8. The Green Lantern: ($205 million): Ryan Reynolds solidified his place on the A-list, even if The Green Lantern was a little on the slight side. It was more comedic than most were expecting, but it took better advantage of Reynolds’ timing. I think Double-R’s abs sold $100 million in tickets alone, although I don’t think anyone is going to forgive Blake Lively for her messy role in the film. She was embarrassing.

7. Super 8: J.J. Abrams Super 8 (produced by Spielberg) ended up being this summer’s Inception, a blockbuster on the smart side. The secrecy that shrouded the project up nearly until its release certainly helped sell tickets, but in the end, there were more than a few disappointed people walking out of theaters and shaking their heads, “That was it?” Yes, that was it? What’d you expect? Movies can’t actually melt your mind.
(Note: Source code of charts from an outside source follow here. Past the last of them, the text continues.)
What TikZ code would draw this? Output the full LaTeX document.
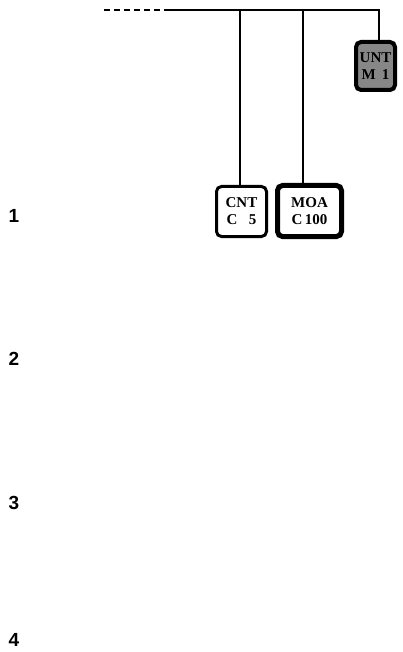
\documentclass[tikz,border=0pt]{standalone}
\usepackage{fontspec}
\setmainfont{Liberation Serif}
\setsansfont{Liberation Sans}
\usepackage{tikz}
\usetikzlibrary{calc, positioning}
\tikzset{>=latex}
\tikzset{seg/.style={draw=black, fill=white, rounded corners=5pt, align=center,
    inner sep=0pt, font=\fontsize{15}{17}\selectfont\bfseries}}
\tikzset{rownum/.style={font=\fontsize{19}{19}\selectfont\sffamily\bfseries, inner sep=0pt}}

\begin{document}
\begin{tikzpicture}[x=1pt, y=-1pt]
  \useasboundingbox (0,0) rectangle (403,652);
  % segments
  \node[seg, fill=black!47, line width=4pt, minimum width=39pt, minimum height=48pt] (unt) at (375.5,66) {UNT\\M\ \,1};
  \node[seg, line width=3pt, minimum width=50pt, minimum height=50pt] (cnt) at (241.5,211.5) {CNT\\C\ \ \ 5};
  \node[seg, line width=5pt, minimum width=64pt, minimum height=51pt] (moa) at (309.5,211) {MOA\\C\,100};
  % bus
  \coordinate (busL) at (104,10);
  \coordinate (busS) at (165,10);
  \coordinate (busE) at (379,10);
  \draw[line width=1.1pt, dash pattern=on 6pt off 4pt] (busL) -- (busS);
  \draw[line width=1.1pt] (busS) -- (busE) -- (busE |- unt.north);
  \draw[line width=1.3pt] (cnt.north -| 240,0) -- (busS -| 240,0);
  \draw[line width=1.3pt] (moa.north -| 303,0) -- (busS -| 303,0);
  % levels
  \foreach \n/\y in {1/216, 2/359, 3/503, 4/640}
    \node[rownum] (lvl\n) at (14,\y) {\n};
\end{tikzpicture}
\end{document}
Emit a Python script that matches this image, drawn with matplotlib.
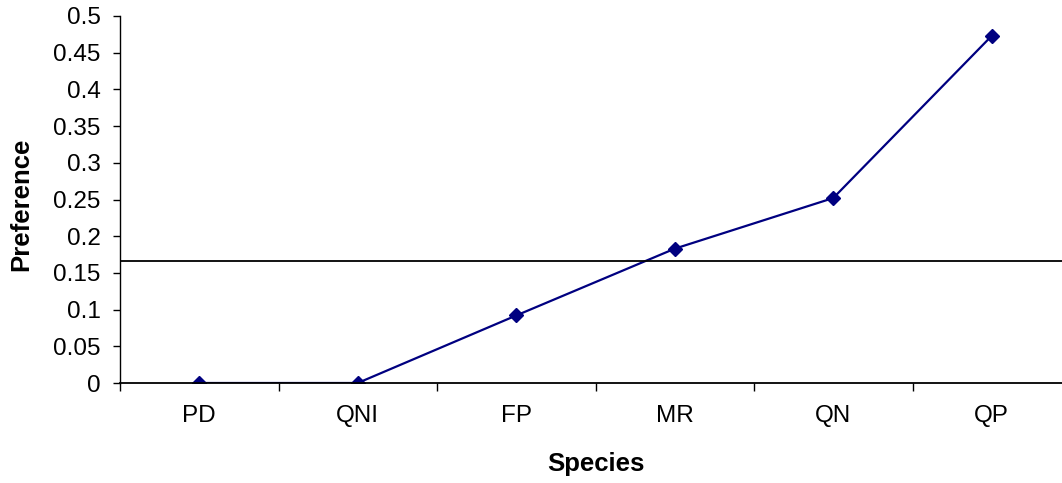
import matplotlib.pyplot as plt
import numpy as np

species = ["PD", "QNI", "FP", "MR", "QN", "QP"]
preference = [0.0, 0.0, 0.092, 0.183, 0.252, 0.473]
threshold = 1 / 6  # equal preference across six species

plt.rcParams["font.family"] = ["Liberation Sans", "DejaVu Sans"]

fig = plt.figure(figsize=(10.62, 4.83), dpi=100)
ax = fig.add_axes([120 / 1062, 100 / 483, 951 / 1062, 367 / 483])

x = np.arange(len(species))
ax.plot(x, preference, color="#000080", lw=1.6, marker="D", markersize=7.5)
ax.axhline(threshold, color="black", lw=1.3)

ax.set_xlim(-0.5, len(species) - 0.5)
ax.set_ylim(0, 0.5)
ax.set_yticks(np.arange(0, 0.501, 0.05))
ax.set_yticklabels(["0", "0.05", "0.1", "0.15", "0.2", "0.25", "0.3",
                    "0.35", "0.4", "0.45", "0.5"])

# tick marks between categories, labels at category centres
ax.set_xticks(np.arange(-0.5, len(species), 1.0))
ax.set_xticklabels([])
ax.set_xticks(x, minor=True)
ax.set_xticklabels(species, minor=True)
ax.tick_params(axis="x", which="major", direction="out", length=6, width=1)
ax.tick_params(axis="x", which="minor", length=0, pad=16, labelsize=17.5)
ax.tick_params(axis="y", direction="out", length=5, width=1, labelsize=17.5, pad=9)

for side in ["top", "right"]:
    ax.spines[side].set_visible(False)
ax.spines["left"].set_linewidth(1)
ax.spines["bottom"].set_linewidth(1.3)

ax.set_ylabel("Preference", fontsize=18.5, fontweight="bold")
ax.yaxis.set_label_coords(-87 / 951, 179 / 367)
ax.set_xlabel("Species", fontsize=18.5, fontweight="bold")
ax.xaxis.set_label_coords(476 / 951, -69 / 367)

fig.savefig("out.png", dpi=100)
6. Thor: ($251 million): All that hype. Round-the-clock trailers and an advertising blitz that put every other superhero movie to shame. If only they’d spend some of that money on the script. Kenneth Branagh is a decent director, but the man needs to understand his strengths and limitations, Thor is not Shakespeare, but if you treat it like Shakespeare, what you end up with is an overblown, overly acted disasterfuck of a film. Not that it would stop audiences from attending the first blockbuster of the summer, starved for entertainment by most of the Spring offerings.

5. The Hangover 2 ($260 million): Todd Phillips sequel to the highest-grossing R-rated comedy of all time managed to be funnier than the first movie, but not as fresh. They definitely pushed this one to the its Jackass limits (and how they got a former President to be involved is a hilarious mystery), but, in its narrative structure, it was mostly a remake of the first film. Not a bad way to spend a Saturday afternoon, though.

4. Pirates of the Caribbean: On Stranger Tides ($302 million): Ugh. What an overblown, overcooked boring piece of shit this was. But then again, so were the last two Pirates movies, proving that — if you put Johnny Depp in a pirate costume — people will watch. But, man that was a bad movie.

3. The Twilight Saga: Breaking Dawn (Part One) ($310 million): Is it over yet? No? There’s a part II? Oh, fuck me. At least I didn’t have to review this one (sorry, SLW).

2. Harry Potter and the Deathly Hallows Part II ($325 million): You know, this franchise has been with us for a full decade. It was a fitting end to the series: Neat enough while you were watching it, but it completely evaporated from our memories the second we walked out of the theater. I think they’re designed that way to force us to revisit them to gain some traction in our memory. These movies are like cotton candy — they just dissolve in our minds.

1. Cars 2 ($370 million): Another year, another Pixar movie tops the box-office. Cars 2 didn’t quite generate the $415 million that Toy Story 3 did, but Cars isn’t the franchise that Toy Story is. Who knew, however, that Cars 2 would actually end up being a better movie than Toy Story 3 and that those who predict the quality of films before they see them would end up spending the entire summer eating crow. We will never doubt Pixar again. At least until 2012 because Monsters Inc. 2 looks dumb.